The debut ends with the debutante giving a speech, talking about what life lessons she’s learned and thanking her family and friends for their support. The debut ends with everyone dancing and enjoying the party!
6. The Apache Tribe and the Sunshine Ceremony
The Sunrise Ceremony is a four-day celebration that Apache women celebrate after receiving their first period.
Today, the ceremony is preceded by about six months of preparation. The girl’s traditional and symbolic costume must be made, and she must physically train for the ceremony.
Once the ceremony begins, the girl is guided through it by her sponsor and the medicine man. The ceremony includes hours of dancing – during the day and the night – as well as chanting, singing, and praying. The girl will also run in all four directions of the compass to represent the four stages of life. She's painted with a sacred mixture of cornmeal and clay.
She will re-enact the White Painted Woman’s story. The White Painted woman is the first woman in Apache mythology and a deity who embodies maturity, femininity, tradition, and cycles. The Apache believe that by taking part in the ritual, the White Painted Woman will ensure that the girls who have reached maturity will be promised a long and happy life.
On the last day of the ceremony, the girl will bless her people with pollen, “heal” them with her touch, and receive gifts from them.

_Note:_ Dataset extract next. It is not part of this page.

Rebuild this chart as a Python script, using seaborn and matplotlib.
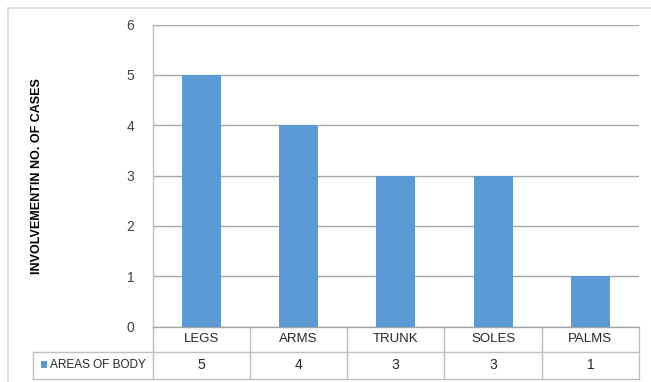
import matplotlib
matplotlib.use("Agg")
import matplotlib.pyplot as plt
import matplotlib.transforms as mtransforms
from matplotlib.patches import Rectangle
import seaborn as sns
import pandas as pd

categories = ["LEGS", "ARMS", "TRUNK", "SOLES", "PALMS"]
values = [5, 4, 3, 3, 1]
series_name = "AREAS OF BODY"
y_label = "INVOLVEMENTIN NO. OF CASES"
y_ticks = [0, 1, 2, 3, 4, 5, 6]

sns.set_theme(style="white")
plt.rcParams['font.family'] = ['Liberation Sans', 'DejaVu Sans']

BAR = "#5B9BD5"
GRID = "#A6A6A6"
TBL = "#BFBFBF"
W, H = 651, 382

fig = plt.figure(figsize=(W / 100, H / 100), dpi=100)
fig.patch.set_facecolor("white")

left_px, right_px, zero_px, top_px = 152.5, 639, 326.5, 24.5
ax = fig.add_axes([left_px / W, (H - zero_px) / H, (right_px - left_px) / W, (zero_px - top_px) / H])

df = pd.DataFrame({"cat": categories, "val": values})
sns.barplot(data=df, x="cat", y="val", width=0.4, color=BAR, saturation=1, ax=ax,
            zorder=3, linewidth=0)

ax.set_xlim(-0.5, len(categories) - 0.5)
ax.set_ylim(0, 6)
ax.set_yticks(y_ticks)
ax.set_yticklabels([str(t) for t in y_ticks], fontsize=10, color="#404040")
ax.tick_params(axis="y", length=0, pad=13)
ax.set_xticks([])
ax.set_xlabel("")
ax.set_ylabel("")
ax.yaxis.grid(True, color=GRID, lw=1)
ax.set_axisbelow(True)
for s in ["top", "right"]:
    ax.spines[s].set_visible(False)
ax.spines["left"].set_color(TBL)
ax.spines["bottom"].set_color(GRID)
ax.spines["left"].set_linewidth(1)
ax.spines["bottom"].set_linewidth(1)

# data table beneath the plot
ph = zero_px - top_px
pw = right_px - left_px
r1 = -(352 - zero_px) / ph
r2 = -(378.5 - zero_px) / ph
tx = -(left_px - 33) / pw
trans = mtransforms.blended_transform_factory(ax.transData, ax.transAxes)
lk = dict(color=TBL, lw=1, clip_on=False)
n = len(categories)
ax.plot([tx, 1], [r1, r1], transform=ax.transAxes, **lk)
ax.plot([tx, 1], [r2, r2], transform=ax.transAxes, **lk)
ax.plot([tx, tx], [r1, r2], transform=ax.transAxes, **lk)
ax.plot([0, 0], [0, r2], transform=ax.transAxes, **lk)
for i in range(n):
    ax.plot([i + 0.5, i + 0.5], [0, r2], transform=trans, **lk)
for i, (c, v) in enumerate(zip(categories, values)):
    ax.text(i, r1 / 2, c, transform=trans, ha="center", va="center", fontsize=9.5, color="#262626", clip_on=False)
    ax.text(i, (r1 + r2) / 2, str(v), transform=trans, ha="center", va="center", fontsize=10, color="#262626", clip_on=False)

# legend key in the table
fig.patches.append(Rectangle((41 / W, (H - 368) / H), 6 / W, 7 / H, transform=fig.transFigure,
                             facecolor=BAR, edgecolor="none"))
fig.text(50 / W, (H - 365) / H, series_name, ha="left", va="center", fontsize=8.5, color="#262626")

# y axis title
fig.text(37 / W, (H - 176) / H, y_label, rotation=90, ha="center", va="center",
         fontsize=9, fontweight="bold", color="#000000")

# outer chart border
fig.add_artist(plt.Line2D([7.5 / W, 7.5 / W], [0, (H - 8) / H], transform=fig.transFigure, color="#D9D9D9", lw=1.2))
fig.add_artist(plt.Line2D([7.5 / W, 1], [(H - 8) / H, (H - 8) / H], transform=fig.transFigure, color="#D9D9D9", lw=1.2))

fig.savefig("out.png", dpi=100, facecolor="white")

So you see, the coming of age celebrations come in all different shapes and sizes from everywhere. But even though there are differences in the way cultures celebrate this event, they all have one thing in common – the transition to womanhood and manhood is not to be taken lightly. It’s a pivotal moment in one’s life that gives them meaning and purpose in the world, all while celebrating it with people who cherish them the most. It’s a truly profound way of celebrating the natural way of aging and living, and I believe more people would find more meaning in life if we did the same.